Wibbi….the City was pedestrian and public-transport friendly, and we had good grounds to be confident this policy wasnt being used for irrelevant mass data retention. And we had invisibility cloaks for our number plates and could put two fingers up to the system.

Afterthought – apparently there’s a growing trend of buying old bangers, registering them wrong and driving them for a few months, chalking up massive speed, parking and congestion charge fines then abandoning them. It’s quite cost-effective, I gather. Anyone know more? Or is this urban myth?

4 Responses to “What it’s like paying the London congestion charge”

 
William Heath wrote on September 1st, 2005 4:21 pm :

A correspondent writes…

FWIW, my personal WIBBI on congestion charge:

– it’s infuriating when you collapse back into hearth and home after a sortie into the Smoke, and forget all about paying the charge. After 10pm or midnight or whatever, you are doomed

– WIBBI you had an option to pay double the next day (kind of a morning-after pill) – still a lot better than £80, and the extra admin costs for TfL should be covered by the increased charge, and only slow down their penalty operations by one day. Of course, they may see their penalty revenue
plummet, since I suspect many non-payers would take up this offer….

John Lettice wrote on September 1st, 2005 4:24 pm :

My own personal CCG joy is a consequence of having to drive from Hackney to the Portsmouth ferry regularly, and it goes something like this.

Aim for the afternoon or evening ferry, get snarled up in traffic (I can’t say I’ve noticed it become more pleasant), miss ferry, wait six hours at port for next one. OK, take morning ferry instead. Leave two and a half hours ahead at weekend, catch ferry. Leave two and a half hours ahead weekday, get snarled up in traffic that’s coming in early to skip CCG, miss ferry. OK, leave three and a half hours early, miss CCG-skippers, arrive hour and a half too early for ferry. Nnngggg…

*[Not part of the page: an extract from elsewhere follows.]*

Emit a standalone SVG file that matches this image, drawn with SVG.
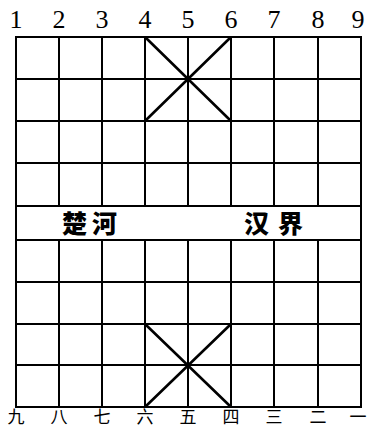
<svg xmlns="http://www.w3.org/2000/svg" width="369" height="429" viewBox="0 0 369 429">
<style>
.g{stroke:#000;stroke-width:2;fill:none;stroke-linecap:square}
.d{stroke:#000;stroke-width:2.6;fill:none}
.n{font-family:"Liberation Serif",serif;font-size:26px;fill:#000;text-anchor:middle}
.c{font-family:"Noto Sans CJK SC",sans-serif;font-size:17px;fill:#000;text-anchor:middle}
.r{font-family:"Noto Sans CJK SC",sans-serif;font-size:25px;font-weight:900;fill:#000}
</style>
<rect width="369" height="429" fill="#fff"/>
<g id="board" class="g">
<rect x="16" y="37" width="345" height="370"/>
<path d="M16 79H361M16 121H361M16 163H361M16 206H361M16 240H361M16 282H361M16 324H361M16 365H361"/>
<path d="M59 37V206M102 37V206M145 37V206M188 37V206M231 37V206M274 37V206M318 37V206"/>
<path d="M59 240V407M102 240V407M145 240V407M188 240V407M231 240V407M274 240V407M318 240V407"/>
</g>
<g id="palace-top" class="d"><path d="M145 37L231 121M231 37L145 121"/></g>
<g id="palace-bottom" class="d"><path d="M145 324L231 407M231 324L145 407"/></g>
<g id="top-numbers">
<text class="n" x="16" y="28">1</text><text class="n" x="59" y="28">2</text><text class="n" x="102" y="28">3</text><text class="n" x="145" y="28">4</text><text class="n" x="188" y="28">5</text><text class="n" x="231" y="28">6</text><text class="n" x="274" y="28">7</text><text class="n" x="318" y="28">8</text><text class="n" x="358" y="28">9</text>
</g>
<g id="bottom-numbers">
<text class="c" x="16" y="423">九</text><text class="c" x="59" y="423">八</text><text class="c" x="102" y="423">七</text><text class="c" x="145" y="423">六</text><text class="c" x="188" y="423">五</text><text class="c" x="231" y="423">四</text><text class="c" x="274" y="423">三</text><text class="c" x="318" y="423">二</text><text class="c" x="358" y="423">一</text>
</g>
<g id="river">
<text class="r" x="62" y="233" letter-spacing="5">楚河</text>
<text class="r" x="244" y="233" letter-spacing="9">汉界</text>
</g>
</svg>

IMO, the whole thing is shot, is Ken’s cunning stunt to avoid contemplating an integrated transport and roads policy for the whole London area, and simply adds a tax onto the wholly unpleasant experience of driving into a small part of central London.

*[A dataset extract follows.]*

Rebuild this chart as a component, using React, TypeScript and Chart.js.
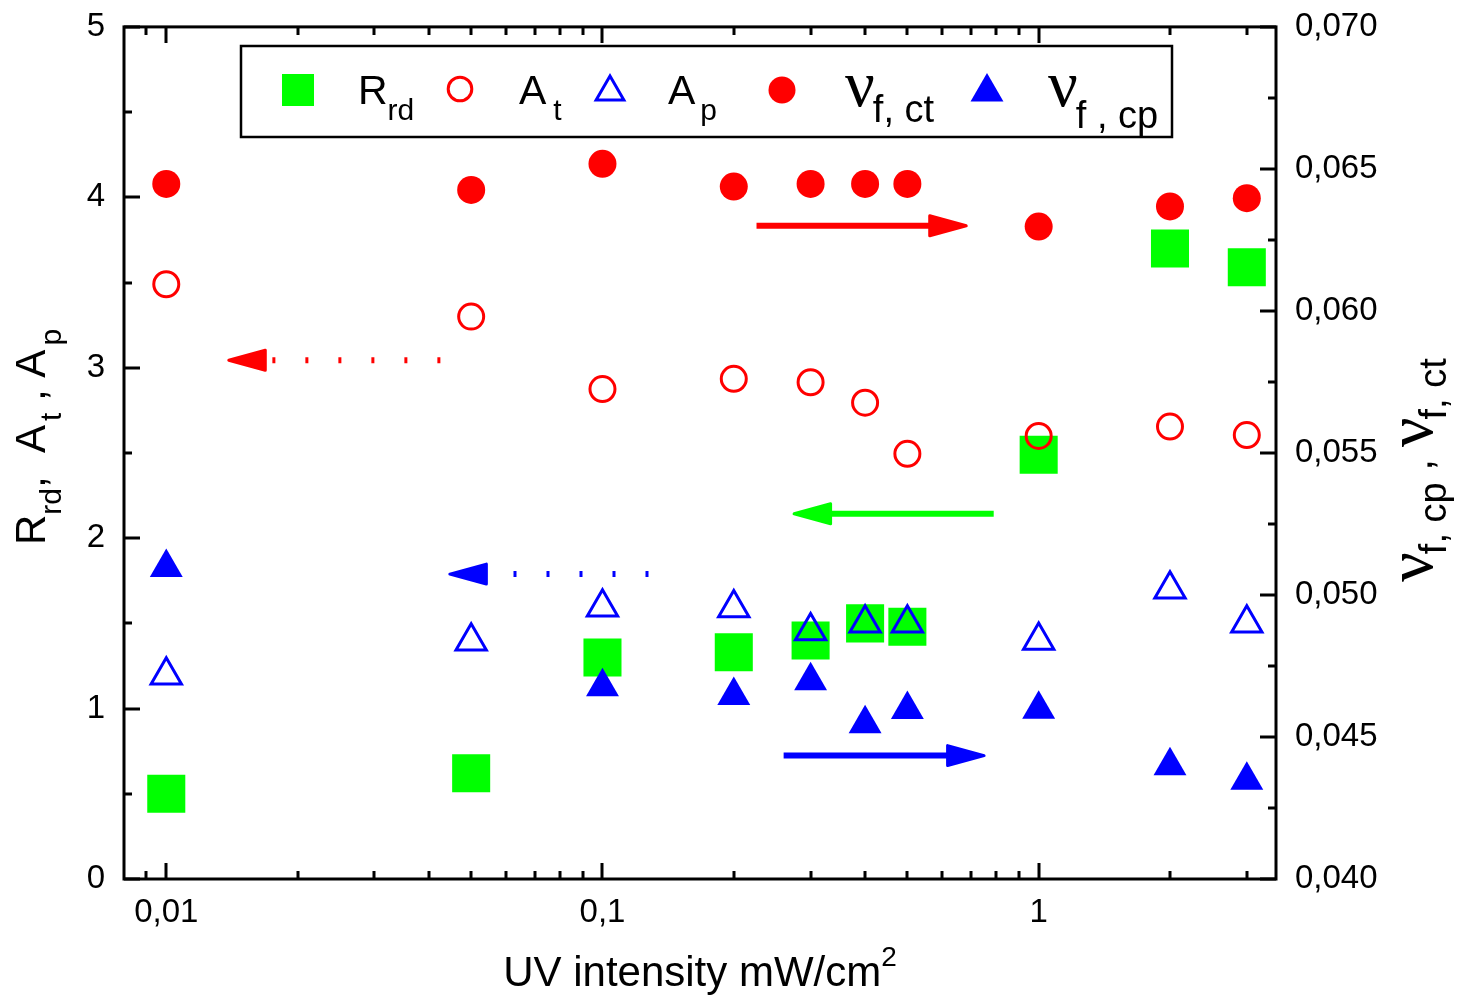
import React, { useEffect, useRef } from 'react';
import { Chart, registerables } from 'chart.js';
Chart.register(...registerables);

// ---- data ----
const intensity = [0.01, 0.05, 0.1, 0.2, 0.3, 0.4, 0.5, 1, 2, 3];
const Rrd = [0.5, 0.62, 1.3, 1.33, 1.4, 1.5, 1.48, 2.49, 3.7, 3.59];
const At = [3.49, 3.3, 2.875, 2.935, 2.915, 2.795, 2.495, 2.6, 2.655, 2.605];
const Ap = [1.195, 1.395, 1.595, 1.59, 1.455, 1.5, 1.5, 1.4, 1.7, 1.5];
const nuFct = [0.06447, 0.06426, 0.06518, 0.06438, 0.06447, 0.06447, 0.06447, 0.06297, 0.06368, 0.06397];
const nuFcp = [0.05097, null, 0.04677, 0.04646, 0.04698, 0.04547, 0.04597, 0.04598, 0.04399, 0.04348];

const xTickValues = [0.01, 0.1, 1];
const xMinorValues = [0.009, 0.02, 0.03, 0.04, 0.05, 0.06, 0.07, 0.08, 0.09, 0.2, 0.3, 0.4, 0.5, 0.6, 0.7, 0.8, 0.9, 2, 3];
const yLeftMajor = [0, 1, 2, 3, 4, 5];
const yLeftMinor = [0.5, 1.5, 2.5, 3.5, 4.5];
const yRightMajor = [0.04, 0.045, 0.05, 0.055, 0.06, 0.065, 0.07];
const yRightMinor = [0.0425, 0.0475, 0.0525, 0.0575, 0.0625, 0.0675];

// arrows in data coordinates (x: intensity, y: left axis)
const arrows = [
  { x0: 0.2255, x1: 0.6876, y: 3.833, color: '#ff0000', dotted: false },
  { x0: 0.7887, x1: 0.2728, y: 2.143, color: '#00ff00', dotted: false },
  { x0: 0.0425, x1: 0.0138, y: 3.044, color: '#ff0000', dotted: true },
  { x0: 0.1275, x1: 0.04433, y: 1.789, color: '#0000ff', dotted: true },
  { x0: 0.2602, x1: 0.7556, y: 0.724, color: '#0000ff', dotted: false },
];

const RED = '#ff0000';
const GREEN = '#00ff00';
const BLUE = '#0000ff';
const SANS = '"Liberation Sans", Arial, sans-serif';
const GREEK = '"Liberation Serif", "Times New Roman", serif';

type Seg = { text: string; font: string; dy?: number; dx?: number };

function drawRich(ctx: CanvasRenderingContext2D, x: number, y: number, rot: number, segs: Seg[]) {
  ctx.save();
  ctx.translate(x, y);
  if (rot) ctx.rotate(rot);
  ctx.textAlign = 'left';
  ctx.textBaseline = 'alphabetic';
  ctx.fillStyle = '#000';
  let cx = 0;
  for (const s of segs) {
    ctx.font = s.font;
    cx += s.dx || 0;
    ctx.fillText(s.text, cx, s.dy || 0);
    cx += ctx.measureText(s.text).width;
  }
  ctx.restore();
}

function tri(ctx: CanvasRenderingContext2D, x: number, y: number, r: number) {
  ctx.beginPath();
  ctx.moveTo(x, y - r);
  ctx.lineTo(x + 0.866 * r, y + 0.5 * r);
  ctx.lineTo(x - 0.866 * r, y + 0.5 * r);
  ctx.closePath();
}

const decorPlugin = {
  id: 'decor',
  afterDatasetsDraw(chart: any) {
    const ctx: CanvasRenderingContext2D = chart.ctx;
    const xs = chart.scales.x;
    const ys = chart.scales.y;
    ctx.save();
    for (const a of arrows) {
      const px0 = xs.getPixelForValue(a.x0);
      const px1 = xs.getPixelForValue(a.x1);
      const py = ys.getPixelForValue(a.y);
      const dir = px1 > px0 ? 1 : -1;
      const headLen = 38;
      const headHalf = 11;
      const base = px1 - dir * headLen;
      ctx.strokeStyle = a.color;
      ctx.fillStyle = a.color;
      ctx.lineWidth = 6;
      ctx.lineCap = 'butt';
      if (a.dotted) {
        ctx.setLineDash([3, 30]);
        ctx.lineDashOffset = 0;
        ctx.beginPath();
        ctx.moveTo(px0, py);
        ctx.lineTo(base - dir * 7, py);
        ctx.stroke();
        ctx.setLineDash([]);
      } else {
        ctx.beginPath();
        ctx.moveTo(px0, py);
        ctx.lineTo(base + dir * 2, py);
        ctx.stroke();
      }
      ctx.lineJoin = 'round';
      ctx.lineWidth = 3;
      ctx.beginPath();
      ctx.moveTo(px1 - dir * 1.5, py);
      ctx.lineTo(base, py - headHalf + 1);
      ctx.lineTo(base, py + headHalf - 1);
      ctx.closePath();
      ctx.fill();
      ctx.stroke();
    }
    ctx.restore();
  },
  afterDraw(chart: any) {
    const ctx: CanvasRenderingContext2D = chart.ctx;
    const { left, right, top, bottom } = chart.chartArea;
    const xs = chart.scales.x;
    const ys = chart.scales.y;
    const y1 = chart.scales.y1;
    ctx.save();
    ctx.strokeStyle = '#000';
    ctx.lineWidth = 3;
    ctx.lineCap = 'butt';
    // frame
    ctx.strokeRect(left, top, right - left, bottom - top);
    const MAJ = 16;
    const MIN = 8;
    ctx.beginPath();
    const vt = (v: number, len: number) => {
      const px = Math.round(xs.getPixelForValue(v));
      ctx.moveTo(px, bottom);
      ctx.lineTo(px, bottom - len);
      ctx.moveTo(px, top);
      ctx.lineTo(px, top + len);
    };
    xTickValues.forEach((v) => vt(v, MAJ));
    xMinorValues.forEach((v) => vt(v, MIN));
    yLeftMajor.forEach((v) => {
      const py = Math.round(ys.getPixelForValue(v));
      ctx.moveTo(left, py);
      ctx.lineTo(left + MAJ, py);
    });
    yLeftMinor.forEach((v) => {
      const py = Math.round(ys.getPixelForValue(v));
      ctx.moveTo(left, py);
      ctx.lineTo(left + MIN, py);
    });
    yRightMajor.forEach((v) => {
      const py = Math.round(y1.getPixelForValue(v));
      ctx.moveTo(right, py);
      ctx.lineTo(right - MAJ, py);
    });
    yRightMinor.forEach((v) => {
      const py = Math.round(y1.getPixelForValue(v));
      ctx.moveTo(right, py);
      ctx.lineTo(right - MIN, py);
    });
    ctx.stroke();

    // ---- legend ----
    ctx.lineWidth = 2.5;
    ctx.strokeRect(241, 46, 931, 91);
    const F = `41px ${SANS}`;
    const FS = `30px ${SANS}`;
    const FG = `66px ${GREEK}`;
    const FN = `38px ${SANS}`;
    // R_rd
    ctx.fillStyle = GREEN;
    ctx.fillRect(282, 74, 32, 32);
    drawRich(ctx, 358, 104, 0, [{ text: 'R', font: F }, { text: 'rd', font: FS, dy: 16 }]);
    // A_t
    ctx.strokeStyle = RED;
    ctx.lineWidth = 3;
    ctx.beginPath();
    ctx.arc(460, 89, 11.8, 0, Math.PI * 2);
    ctx.stroke();
    drawRich(ctx, 519, 104, 0, [{ text: 'A', font: F }, { text: 't', font: FS, dy: 16, dx: 7 }]);
    // A_p
    ctx.strokeStyle = BLUE;
    ctx.lineWidth = 3;
    tri(ctx, 610, 92, 16);
    ctx.stroke();
    drawRich(ctx, 668, 104, 0, [{ text: 'A', font: F }, { text: 'p', font: FS, dy: 16, dx: 5 }]);
    // nu_f,ct
    ctx.fillStyle = RED;
    ctx.beginPath();
    ctx.arc(782, 90, 13.5, 0, Math.PI * 2);
    ctx.fill();
    drawRich(ctx, 845, 106, 0, [{ text: 'ν', font: FG }, { text: 'f, ct', font: FN, dy: 16, dx: -2 }]);
    // nu_f,cp
    ctx.fillStyle = BLUE;
    tri(ctx, 987, 92, 19);
    ctx.fill();
    drawRich(ctx, 1048, 106, 0, [{ text: 'ν', font: FG }, { text: 'f , cp', font: FN, dy: 22, dx: -2 }]);

    // ---- axis titles ----
    const FT = `42px ${SANS}`;
    const FTS = `30px ${SANS}`;
    // bottom
    ctx.font = FT;
    const main = 'UV intensity mW/cm';
    const w = ctx.measureText(main).width;
    ctx.font = `28px ${SANS}`;
    const w2 = ctx.measureText('2').width;
    const cx = (left + right) / 2 - (w + w2) / 2;
    drawRich(ctx, cx, 986, 0, [{ text: main, font: FT }, { text: '2', font: `28px ${SANS}`, dy: -20 }]);
    // left (rotated)
    drawRich(ctx, 45, 545, -Math.PI / 2, [
      { text: 'R', font: FT },
      { text: 'rd', font: FTS, dy: 16 },
      { text: ',  ', font: FT },
      { text: 'A', font: FT },
      { text: 't', font: FTS, dy: 16, dx: 4 },
      { text: ' , ', font: FT },
      { text: 'A', font: FT },
      { text: 'p', font: FTS, dy: 16, dx: 4 },
    ]);
    // right (rotated)
    drawRich(ctx, 1432, 582, -Math.PI / 2, [
      { text: 'ν', font: FG },
      { text: 'f, cp', font: FN, dy: 14, dx: -2 },
      { text: ' , ', font: FT },
      { text: 'ν', font: FG },
      { text: 'f, ct', font: FN, dy: 14, dx: -2 },
    ]);
    ctx.restore();
  },
};

const noPadV = (s: any) => {
  s.paddingTop = 0;
  s.paddingBottom = 0;
};

export default function App() {
  const ref = useRef<HTMLCanvasElement | null>(null);
  useEffect(() => {
    document.body.style.margin = '0';
    const canvas = ref.current!;
    const pts = (ys: (number | null)[]) => intensity.map((x, i) => ({ x, y: ys[i] }));
    const chart = new Chart(canvas, {
      type: 'scatter',
      data: {
        datasets: [
          {
            label: 'R_rd',
            data: pts(Rrd),
            yAxisID: 'y',
            pointStyle: 'rect',
            pointRadius: 26.9,
            backgroundColor: GREEN,
            borderColor: GREEN,
            borderWidth: 0,
            order: 5,
          },
          {
            label: 'A_t',
            data: pts(At),
            yAxisID: 'y',
            pointStyle: 'circle',
            pointRadius: 12.5,
            backgroundColor: 'rgba(0,0,0,0)',
            borderColor: RED,
            borderWidth: 3,
            order: 1,
          },
          {
            label: 'A_p',
            data: pts(Ap),
            yAxisID: 'y',
            pointStyle: 'triangle',
            pointRadius: 17.5,
            backgroundColor: 'rgba(0,0,0,0)',
            borderColor: BLUE,
            borderWidth: 3,
            order: 1,
          },
          {
            label: 'nu_f,ct',
            data: pts(nuFct),
            yAxisID: 'y1',
            pointStyle: 'circle',
            pointRadius: 14,
            backgroundColor: RED,
            borderColor: RED,
            borderWidth: 0,
            order: 2,
          },
          {
            label: 'nu_f,cp',
            data: pts(nuFcp),
            yAxisID: 'y1',
            pointStyle: 'triangle',
            pointRadius: 19,
            backgroundColor: BLUE,
            borderColor: BLUE,
            borderWidth: 0,
            order: 2,
          },
        ],
      },
      options: {
        animation: false,
        responsive: false,
        maintainAspectRatio: false,
        events: [],
        layout: { padding: { left: 0, right: 0, top: 25, bottom: 0 } },
        plugins: { legend: { display: false }, tooltip: { enabled: false }, title: { display: false } },
        scales: {
          x: {
            type: 'logarithmic',
            position: 'bottom',
            min: 0.008,
            max: 3.5,
            grid: { display: false, drawTicks: false },
            border: { display: false },
            afterBuildTicks: (s: any) => {
              s.ticks = xTickValues.map((v) => ({ value: v }));
            },
            afterFit: (s: any) => {
              s.height = 120;
              s.paddingLeft = 0;
              s.paddingRight = 0;
            },
            ticks: {
              autoSkip: false,
              maxRotation: 0,
              padding: 14,
              color: '#000',
              font: { family: SANS, size: 33 },
              callback: (v: any) => String(v).replace('.', ','),
            },
          },
          y: {
            type: 'linear',
            position: 'left',
            min: 0,
            max: 5,
            grid: { display: false, drawTicks: false },
            border: { display: false },
            afterFit: (s: any) => {
              s.width = 124;
              noPadV(s);
            },
            ticks: {
              stepSize: 1,
              padding: 19,
              color: '#000',
              font: { family: SANS, size: 33 },
              callback: (v: any) => String(v),
            },
          },
          y1: {
            type: 'linear',
            position: 'right',
            min: 0.04,
            max: 0.07,
            grid: { display: false, drawTicks: false },
            border: { display: false },
            afterBuildTicks: (s: any) => {
              s.ticks = yRightMajor.map((v) => ({ value: v }));
            },
            afterFit: (s: any) => {
              s.width = 190;
              noPadV(s);
            },
            ticks: {
              padding: 19,
              color: '#000',
              font: { family: SANS, size: 33 },
              callback: (v: any) => Number(v).toFixed(3).replace('.', ','),
            },
          },
        },
      },
      plugins: [decorPlugin],
    } as any);
    return () => chart.destroy();
  }, []);
  return (
    <div style={{ width: 1466, height: 999, position: 'relative', background: '#fff' }}>
      <canvas ref={ref} width={1466} height={999} style={{ display: 'block' }} />
    </div>
  );
}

Re the banger myth. I’m not sure that those doing it need to consciously be doing it for it to be true. Consider the economics of the motor industry, which require that customers for new cars refresh their vehicle every three to five years or so, and the treadmill aspect of the secondhand car market that induces customers to cash the car before it becomes worthless, and to aspire ever upwards.

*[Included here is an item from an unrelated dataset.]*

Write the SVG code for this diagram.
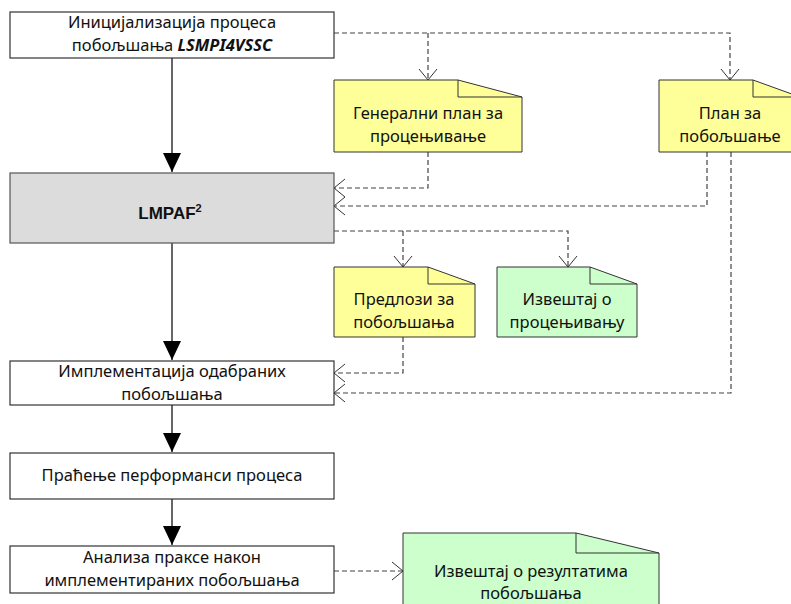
<svg xmlns="http://www.w3.org/2000/svg" width="791" height="604" viewBox="0 0 791 604">
<defs>
<marker id="solid" markerWidth="20" markerHeight="18" refX="19" refY="9" orient="auto" markerUnits="userSpaceOnUse" viewBox="0 0 20 18">
<path d="M0,0 L19,9 L0,18 Z" fill="#000"/>
</marker>
<marker id="open" markerWidth="12" markerHeight="20" refX="11" refY="10" orient="auto" markerUnits="userSpaceOnUse" viewBox="0 0 12 20">
<path d="M0,1 L11,10 L0,19" fill="none" stroke="#333" stroke-width="1"/>
</marker>
<style>
.box{fill:#fff;stroke:#333;stroke-width:1.2}
.gray{fill:#dcdcdc;stroke:#555;stroke-width:1.2}
.ny{fill:#ffff99;stroke:#333;stroke-width:1}
.ng{fill:#ccffcc;stroke:#333;stroke-width:1}
.fold{fill:none;stroke:#333;stroke-width:1}
.t{font-family:"Noto Sans","Open Sans","DejaVu Sans",sans-serif;font-size:16.5px;fill:#111;text-anchor:middle}
.b{font-family:"Liberation Sans",Arial,sans-serif;font-weight:bold;font-size:17px;fill:#111;text-anchor:middle}
.s{fill:none;stroke:#000;stroke-width:1.2}
.d{fill:none;stroke:#444;stroke-width:1.2;stroke-dasharray:5,3}
</style>
</defs>
<g id="connectors">
<path class="s" d="M172,58 V172" marker-end="url(#solid)"/>
<path class="s" d="M172,243 V360" marker-end="url(#solid)"/>
<path class="s" d="M172,405 V452" marker-end="url(#solid)"/>
<path class="s" d="M172,499 V545" marker-end="url(#solid)"/>
<path class="d" d="M334,33 H730 V80" marker-end="url(#open)"/>
<path class="d" d="M428,33 V80" marker-end="url(#open)"/>
<path class="d" d="M428,152 V188 H334" marker-end="url(#open)"/>
<path class="d" d="M707,152 V206 H334" marker-end="url(#open)"/>
<path class="d" d="M731,152 V393 H334" marker-end="url(#open)"/>
<path class="d" d="M334,231 H568 V267" marker-end="url(#open)"/>
<path class="d" d="M403,231 V267" marker-end="url(#open)"/>
<path class="d" d="M403,337 V373 H334" marker-end="url(#open)"/>
<path class="d" d="M334,571 H403" marker-end="url(#open)"/>
</g>
<g id="init">
<rect class="box" x="10" y="12" width="324" height="46"/>
<text class="t" x="172" y="28">Иницијализација процеса</text>
<text class="t" x="172" y="51">побољшања <tspan font-weight="bold" font-style="italic">LSMPI4VSSC</tspan></text>
</g>
<g id="plan-general">
<path class="ny" d="M334,80 H458 L522,97 V152 H334 Z"/>
<path class="fold" d="M458,80 V97 H522"/>
<text class="t" x="428" y="119">Генерални план за</text>
<text class="t" x="428" y="142">процењивање</text>
</g>
<g id="plan-improve">
<path class="ny" d="M659,80 H753 L800,97 V152 H659 Z"/>
<path class="fold" d="M753,80 V97 H800"/>
<text class="t" x="730" y="119">План за</text>
<text class="t" x="730" y="142">побољшање</text>
</g>
<g id="lmpaf">
<rect class="gray" x="10" y="173" width="324" height="70"/>
<text class="b" x="170" y="219">LMPAF<tspan font-size="11" dy="-7">2</tspan></text>
</g>
<g id="proposals">
<path class="ny" d="M334,267 H428 L475,284 V337 H334 Z"/>
<path class="fold" d="M428,267 V284 H475"/>
<text class="t" x="404" y="305">Предлози за</text>
<text class="t" x="404" y="328">побољшања</text>
</g>
<g id="report-assess">
<path class="ng" d="M497,267 H590 L637,284 V337 H497 Z"/>
<path class="fold" d="M590,267 V284 H637"/>
<text class="t" x="567" y="305">Извештај о</text>
<text class="t" x="567" y="328">процењивању</text>
</g>
<g id="implement">
<rect class="box" x="10" y="361" width="324" height="44"/>
<text class="t" x="172" y="377">Имплементација одабраних</text>
<text class="t" x="172" y="400">побољшања</text>
</g>
<g id="monitor">
<rect class="box" x="10" y="453" width="324" height="46"/>
<text class="t" x="172" y="481">Праћење перформанси процеса</text>
</g>
<g id="analysis">
<rect class="box" x="10" y="546" width="324" height="47"/>
<text class="t" x="172" y="563">Анализа праксе након</text>
<text class="t" x="172" y="586">имплементираних побољшања</text>
</g>
<g id="report-results">
<path class="ng" d="M403,533 H576 L659,553 V610 H403 Z"/>
<path class="fold" d="M576,533 V553 H659"/>
<text class="t" x="531" y="577">Извештај о резултатима</text>
<text class="t" x="531" y="599">побољшања</text>
</g>
</svg>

This results in approximately serviceable vehicles being sold second, third or fourth hand for £100-£1,000, and virtually nowhere in this bracket is it cost-effective to conduct serious repairs. Result? Greater pollution from semi-serviceable vehicles, high level of dumping at the bottom end, and a situation where people with little disposable can afford £200 for a car that just about works, but where the tax, MoT (probably not possible anyway) and insurance are prohibitively expensive.

It seems to me the obvious but hard solution is to somehow break the motor industry refresh cycle. If new cars were cheaper and held value better throughout their life, then the industry would sell fewer of them, there’d be less untaxed crap on the roads, etc etc. And less people employed in the global motor industry. Hmm… tricky. (-:

The way they’re going to fix that (not) instead is by even more gantries, automated systems to snag the defaulters, more systems to identify and locate them (ID, your address on file), etc etc.

Which will likely be simply other ways to keep data on those of us who are clearly identifiable and inhabit known locations, while missing practically everybody else. The invisible number plate, BTW, I read in the Sunday Times as being achievable via a coat of cheap (has to be cheap) hairspray. I’m far too law-abiding to check to see if it works. (-:

Alan Burkitt-Gray wrote on September 7th, 2005 6:12 pm :

Come on you petrolheads. As someone who has never had a car, lives in the suburbs and works in central London, close to St Paul’s, I can only say that the congestion charge has made life a hell of a lot better. It is a justifiable tax — the streets are more civilised. I suppose there is a data-friendly way to administer the same rules — guards with red and white barriers collecting money — but given that the problem was that central London was getting completely congested by private cars (does son refuse to use buses or tubes, William?) the congestion charge is a wholly reasonable and effective solution. And the sooner it can be extended, the better, say I. But I don’t expect you to agree.
Alan B-G

Ruth Betts wrote on January 13th, 2006 3:07 pm :

I’m a resident of a street just inside CGZone & second Alan B-G suggestion that these yummy mummy’s & daddy’s get their little darlings into the habit of using public transport PDQ.

Doubtless they’re the self same kiddiewinks who are ballooning due to lack of sound nutrition and physical activity. Doubtless these mums & dads are laying awake at night worrying what pollution little Jocasta or Ethan may inhale as they dash from the dull little estate car or (more likely in ECI anyway) Range Rover to the school gate.

To drive in Central London is a choice – with consequences. The upside for the driver is greater personal comfort, perhaps a little time-saving. He and his passengers forego some healthy exercise and the opportunity to engage with others at a human level (maybe thank the bus driver, help another passenger on or off a tube train or offer directions to a fellow traveller).

Consequences for us all is pollution in all its forms, depletion of scarce resources and global warming.

It seems those with children are particularly prone to schizophrenia when it comes to these choices; unwilling to accept a little inconvenience despite totally justified concerns over environment and health. If we all accept our responsibility to reduce our personal carbon footprint global benefits come to us all.